Stated problem |
Output the material below unchanged, apart from leaving out the pictures.

Data shown |
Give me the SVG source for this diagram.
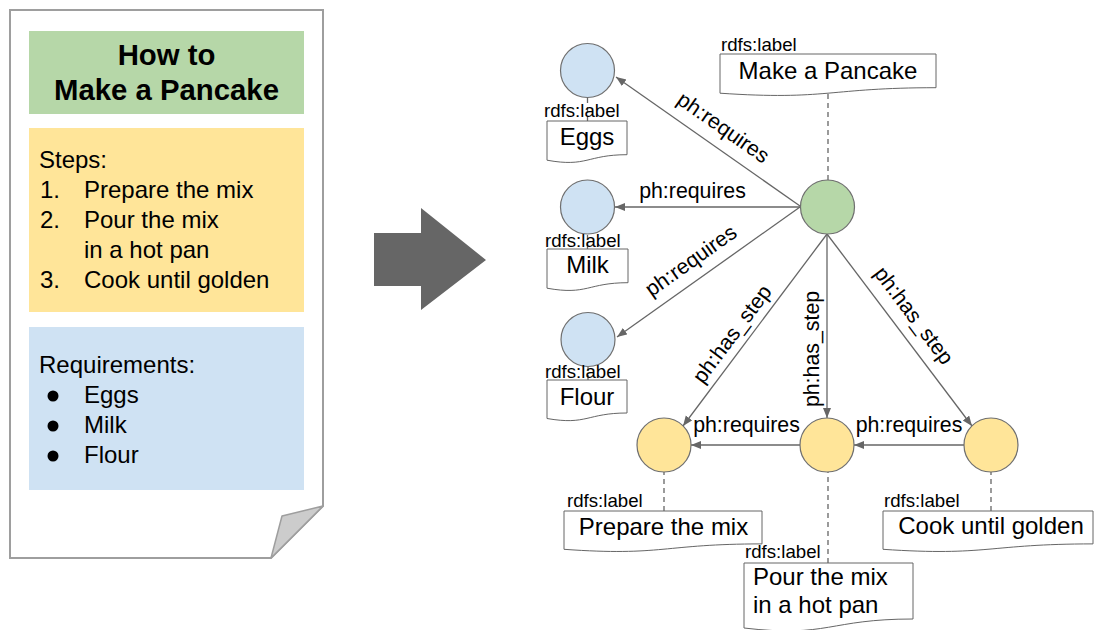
<svg xmlns="http://www.w3.org/2000/svg" width="1098" height="630" viewBox="0 0 1098 630">
  <defs>
    <style>
      text { font-family: "Liberation Sans", Arial, sans-serif; fill: #000; }
      .title { font-size: 29.33px; font-weight: bold; text-anchor: middle; }
      .body { font-size: 24px; }
      .mid { text-anchor: middle; }
      .edge-label { font-size: 21.33px; text-anchor: middle; }
      .rdfs { font-size: 18.67px; }
      .page { fill: #fff; stroke: #9e9e9e; stroke-width: 2; }
      .fold { fill: #ccc; stroke: #9e9e9e; stroke-width: 1.5; stroke-linejoin: round; }
      .node { stroke: #6f6f6f; stroke-width: 1.2; }
      .ingredient { fill: #cfe2f3; }
      .recipe { fill: #b6d7a8; }
      .step { fill: #ffe599; }
      .doc { fill: #fff; stroke: #666; stroke-width: 1; }
      .edge { stroke: #666; stroke-width: 1.3; fill: none; marker-end: url(#head); }
      .label-link { stroke: #666; stroke-width: 1.3; stroke-dasharray: 5 4; fill: none; }
    </style>
    <marker id="head" markerUnits="userSpaceOnUse" markerWidth="11" markerHeight="9" refX="10" refY="4" orient="auto">
      <path d="M0,0 L10,4 L0,8 Z" fill="#666"/>
    </marker>
  </defs>

  <!-- recipe sheet -->
  <g id="recipe-sheet">
    <path class="page" d="M10,10 H323 V506 L271,558 H10 Z"/>
    <path class="fold" d="M323,506 L282,516 L271,558 Z"/>
    <rect x="29" y="31" width="275" height="83" fill="#b6d7a8"/>
    <text class="title" x="166.5" y="65">How to</text>
    <text class="title" x="166.5" y="100">Make a Pancake</text>
    <rect x="29" y="128" width="275" height="184" fill="#ffe599"/>
    <text class="body" x="39" y="168">Steps:</text>
    <text class="body" x="40" y="198">1.</text>
    <text class="body" x="84" y="198">Prepare the mix</text>
    <text class="body" x="40" y="228">2.</text>
    <text class="body" x="84" y="228">Pour the mix</text>
    <text class="body" x="84" y="258">in a hot pan</text>
    <text class="body" x="40" y="288">3.</text>
    <text class="body" x="84" y="288">Cook until golden</text>
    <rect x="29" y="327" width="275" height="163" fill="#cfe2f3"/>
    <text class="body" x="39" y="373">Requirements:</text>
    <circle cx="53" cy="396" r="5.5" fill="#000"/>
    <text class="body" x="84" y="403">Eggs</text>
    <circle cx="53" cy="426" r="5.5" fill="#000"/>
    <text class="body" x="84" y="433">Milk</text>
    <circle cx="53" cy="456" r="5.5" fill="#000"/>
    <text class="body" x="84" y="463">Flour</text>
  </g>

  <!-- conversion arrow -->
  <g id="convert-arrow">
    <path d="M374,233 H421 V208 L486,260 L421,310 V286 H374 Z" fill="#666"/>
  </g>

  <!-- connectors -->
  <g id="connectors">
    <line class="edge" x1="800" y1="206" x2="616" y2="77"/>
    <line class="edge" x1="800" y1="207" x2="615" y2="207"/>
    <line class="edge" x1="800" y1="207" x2="617" y2="337"/>
    <line class="edge" x1="827" y1="234" x2="683" y2="426"/>
    <line class="edge" x1="827" y1="234" x2="827" y2="418"/>
    <line class="edge" x1="827" y1="234" x2="972" y2="426"/>
    <line class="edge" x1="800" y1="445" x2="691" y2="445"/>
    <line class="edge" x1="964" y1="445" x2="854" y2="445"/>

    <text class="edge-label" transform="translate(719.3,133.4) rotate(35)">ph:requires</text>
    <text class="edge-label" x="692.5" y="198">ph:requires</text>
    <text class="edge-label" transform="translate(695,266.4) rotate(-35.4)">ph:requires</text>
    <text class="edge-label" transform="translate(737.8,338.2) rotate(-53.1)">ph:has_step</text>
    <text class="edge-label" transform="translate(819,349) rotate(-90)">ph:has_step</text>
    <text class="edge-label" transform="translate(908.2,319.8) rotate(53)">ph:has_step</text>
    <text class="edge-label" x="746.5" y="432">ph:requires</text>
    <text class="edge-label" x="909" y="432">ph:requires</text>

    <!-- rdfs:label links, drawn from the label box up to the node -->
    <line class="label-link" x1="828" y1="180" x2="828" y2="93"/>
    <line class="label-link" x1="587.5" y1="121" x2="587.5" y2="97"/>
    <line class="label-link" x1="587.5" y1="249" x2="587.5" y2="234"/>
    <line class="label-link" x1="588" y1="380" x2="588" y2="367"/>
    <line class="label-link" x1="664" y1="511" x2="664" y2="472"/>
    <line class="label-link" x1="828" y1="563" x2="828" y2="472"/>
    <line class="label-link" x1="991" y1="511" x2="991" y2="472"/>
  </g>

  <!-- recipe node -->
  <g id="node-pancake">
    <circle class="node recipe" cx="827.5" cy="207" r="27"/>
    <path class="doc" d="M720,54 H936 V87.7 C828,87.7 828,100.5 720,93.2 Z"/>
    <text class="rdfs" x="721" y="51">rdfs:label</text>
    <text class="body mid" x="828" y="79">Make a Pancake</text>
  </g>

  <!-- ingredient nodes -->
  <g id="node-eggs">
    <circle class="node ingredient" cx="587.5" cy="70.5" r="27"/>
    <path class="doc" d="M547,121 H627 V154.7 C587,154.7 587,167.5 547,160.2 Z"/>
    <text class="rdfs" x="544" y="117">rdfs:label</text>
    <text class="body mid" x="587" y="145">Eggs</text>
  </g>
  <g id="node-milk">
    <circle class="node ingredient" cx="587.5" cy="207" r="27"/>
    <path class="doc" d="M547,249 H628 V282.7 C587.5,282.7 587.5,295.5 547,288.2 Z"/>
    <text class="rdfs" x="545" y="247">rdfs:label</text>
    <text class="body mid" x="587.5" y="273">Milk</text>
  </g>
  <g id="node-flour">
    <circle class="node ingredient" cx="588" cy="339.5" r="27"/>
    <path class="doc" d="M547,380 H627 V413 C587,413 587,425.5 547,418.5 Z"/>
    <text class="rdfs" x="545" y="378">rdfs:label</text>
    <text class="body mid" x="587" y="405">Flour</text>
  </g>

  <!-- step nodes -->
  <g id="node-prepare">
    <circle class="node step" cx="664" cy="445" r="27"/>
    <path class="doc" d="M564,511 H762 V543.9 C663,543.9 663,556.4 564,549.3 Z"/>
    <text class="rdfs" x="567" y="507">rdfs:label</text>
    <text class="body mid" x="663.5" y="535">Prepare the mix</text>
  </g>
  <g id="node-pour">
    <circle class="node step" cx="827" cy="445" r="27"/>
    <path class="doc" d="M744,563 H913 V619 C828.5,619 828.5,638 744,628 Z"/>
    <text class="rdfs" x="745" y="558">rdfs:label</text>
    <text class="body" x="753" y="585">Pour the mix</text>
    <text class="body" x="753" y="613">in a hot pan</text>
  </g>
  <g id="node-cook">
    <circle class="node step" cx="991" cy="445" r="27"/>
    <path class="doc" d="M883,511 H1093 V543.9 C988,543.9 988,556.4 883,549.3 Z"/>
    <text class="rdfs" x="884" y="507">rdfs:label</text>
    <text class="body mid" x="991" y="534">Cook until golden</text>
  </g>
</svg>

Answer for this exercise |
Give me the SVG source for this diagram.
<svg xmlns="http://www.w3.org/2000/svg" width="1098" height="630" viewBox="0 0 1098 630">
  <defs>
    <style>
      text { font-family: "Liberation Sans", Arial, sans-serif; fill: #000; }
      .title { font-size: 29.33px; font-weight: bold; text-anchor: middle; }
      .body { font-size: 24px; }
      .mid { text-anchor: middle; }
      .edge-label { font-size: 21.33px; text-anchor: middle; }
      .rdfs { font-size: 18.67px; }
      .page { fill: #fff; stroke: #9e9e9e; stroke-width: 2; }
      .fold { fill: #ccc; stroke: #9e9e9e; stroke-width: 1.5; stroke-linejoin: round; }
      .node { stroke: #6f6f6f; stroke-width: 1.2; }
      .ingredient { fill: #cfe2f3; }
      .recipe { fill: #b6d7a8; }
      .step { fill: #ffe599; }
      .doc { fill: #fff; stroke: #666; stroke-width: 1; }
      .edge { stroke: #666; stroke-width: 1.3; fill: none; marker-end: url(#head); }
      .label-link { stroke: #666; stroke-width: 1.3; stroke-dasharray: 5 4; fill: none; }
    </style>
    <marker id="head" markerUnits="userSpaceOnUse" markerWidth="11" markerHeight="9" refX="10" refY="4" orient="auto">
      <path d="M0,0 L10,4 L0,8 Z" fill="#666"/>
    </marker>
  </defs>

  <!-- recipe sheet -->
  <g id="recipe-sheet">
    <path class="page" d="M10,10 H323 V506 L271,558 H10 Z"/>
    <path class="fold" d="M323,506 L282,516 L271,558 Z"/>
    <rect x="29" y="31" width="275" height="83" fill="#b6d7a8"/>
    <text class="title" x="166.5" y="65">How to</text>
    <text class="title" x="166.5" y="100">Make a Pancake</text>
    <rect x="29" y="128" width="275" height="184" fill="#ffe599"/>
    <text class="body" x="39" y="168">Steps:</text>
    <text class="body" x="40" y="198">1.</text>
    <text class="body" x="84" y="198">Prepare the mix</text>
    <text class="body" x="40" y="228">2.</text>
    <text class="body" x="84" y="228">Pour the mix</text>
    <text class="body" x="84" y="258">in a hot pan</text>
    <text class="body" x="40" y="288">3.</text>
    <text class="body" x="84" y="288">Cook until golden</text>
    <rect x="29" y="327" width="275" height="163" fill="#cfe2f3"/>
    <text class="body" x="39" y="373">Requirements:</text>
    <circle cx="53" cy="396" r="5.5" fill="#000"/>
    <text class="body" x="84" y="403">Eggs</text>
    <circle cx="53" cy="426" r="5.5" fill="#000"/>
    <text class="body" x="84" y="433">Milk</text>
    <circle cx="53" cy="456" r="5.5" fill="#000"/>
    <text class="body" x="84" y="463">Flour</text>
  </g>

  <!-- conversion arrow -->
  <g id="convert-arrow">
    <path d="M374,233 H421 V208 L486,260 L421,310 V286 H374 Z" fill="#666"/>
  </g>

  <!-- connectors -->
  <g id="connectors">
    <line class="edge" x1="800" y1="206" x2="616" y2="77"/>
    <line class="edge" x1="800" y1="207" x2="615" y2="207"/>
    <line class="edge" x1="800" y1="207" x2="617" y2="337"/>
    <line class="edge" x1="827" y1="234" x2="683" y2="426"/>
    <line class="edge" x1="827" y1="234" x2="827" y2="418"/>
    <line class="edge" x1="827" y1="234" x2="972" y2="426"/>
    <line class="edge" x1="800" y1="445" x2="691" y2="445"/>
    <line class="edge" x1="964" y1="445" x2="854" y2="445"/>

    <text class="edge-label" transform="translate(719.3,133.4) rotate(35)">ph:requires</text>
    <text class="edge-label" x="692.5" y="198">ph:requires</text>
    <text class="edge-label" transform="translate(695,266.4) rotate(-35.4)">ph:requires</text>
    <text class="edge-label" transform="translate(737.8,338.2) rotate(-53.1)">ph:has_step</text>
    <text class="edge-label" transform="translate(819,349) rotate(-90)">ph:has_step</text>
    <text class="edge-label" transform="translate(908.2,319.8) rotate(53)">ph:has_step</text>
    <text class="edge-label" x="746.5" y="432">ph:requires</text>
    <text class="edge-label" x="909" y="432">ph:requires</text>

    <!-- rdfs:label links, drawn from the label box up to the node -->
    <line class="label-link" x1="828" y1="180" x2="828" y2="93"/>
    <line class="label-link" x1="587.5" y1="121" x2="587.5" y2="97"/>
    <line class="label-link" x1="587.5" y1="249" x2="587.5" y2="234"/>
    <line class="label-link" x1="588" y1="380" x2="588" y2="367"/>
    <line class="label-link" x1="664" y1="511" x2="664" y2="472"/>
    <line class="label-link" x1="828" y1="563" x2="828" y2="472"/>
    <line class="label-link" x1="991" y1="511" x2="991" y2="472"/>
  </g>

  <!-- recipe node -->
  <g id="node-pancake">
    <circle class="node recipe" cx="827.5" cy="207" r="27"/>
    <path class="doc" d="M720,54 H936 V87.7 C828,87.7 828,100.5 720,93.2 Z"/>
    <text class="rdfs" x="721" y="51">rdfs:label</text>
    <text class="body mid" x="828" y="79">Make a Pancake</text>
  </g>

  <!-- ingredient nodes -->
  <g id="node-eggs">
    <circle class="node ingredient" cx="587.5" cy="70.5" r="27"/>
    <path class="doc" d="M547,121 H627 V154.7 C587,154.7 587,167.5 547,160.2 Z"/>
    <text class="rdfs" x="544" y="117">rdfs:label</text>
    <text class="body mid" x="587" y="145">Eggs</text>
  </g>
  <g id="node-milk">
    <circle class="node ingredient" cx="587.5" cy="207" r="27"/>
    <path class="doc" d="M547,249 H628 V282.7 C587.5,282.7 587.5,295.5 547,288.2 Z"/>
    <text class="rdfs" x="545" y="247">rdfs:label</text>
    <text class="body mid" x="587.5" y="273">Milk</text>
  </g>
  <g id="node-flour">
    <circle class="node ingredient" cx="588" cy="339.5" r="27"/>
    <path class="doc" d="M547,380 H627 V413 C587,413 587,425.5 547,418.5 Z"/>
    <text class="rdfs" x="545" y="378">rdfs:label</text>
    <text class="body mid" x="587" y="405">Flour</text>
  </g>

  <!-- step nodes -->
  <g id="node-prepare">
    <circle class="node step" cx="664" cy="445" r="27"/>
    <path class="doc" d="M564,511 H762 V543.9 C663,543.9 663,556.4 564,549.3 Z"/>
    <text class="rdfs" x="567" y="507">rdfs:label</text>
    <text class="body mid" x="663.5" y="535">Prepare the mix</text>
  </g>
  <g id="node-pour">
    <circle class="node step" cx="827" cy="445" r="27"/>
    <path class="doc" d="M744,563 H913 V619 C828.5,619 828.5,638 744,628 Z"/>
    <text class="rdfs" x="745" y="558">rdfs:label</text>
    <text class="body" x="753" y="585">Pour the mix</text>
    <text class="body" x="753" y="613">in a hot pan</text>
  </g>
  <g id="node-cook">
    <circle class="node step" cx="991" cy="445" r="27"/>
    <path class="doc" d="M883,511 H1093 V543.9 C988,543.9 988,556.4 883,549.3 Z"/>
    <text class="rdfs" x="884" y="507">rdfs:label</text>
    <text class="body mid" x="991" y="534">Cook until golden</text>
  </g>
</svg>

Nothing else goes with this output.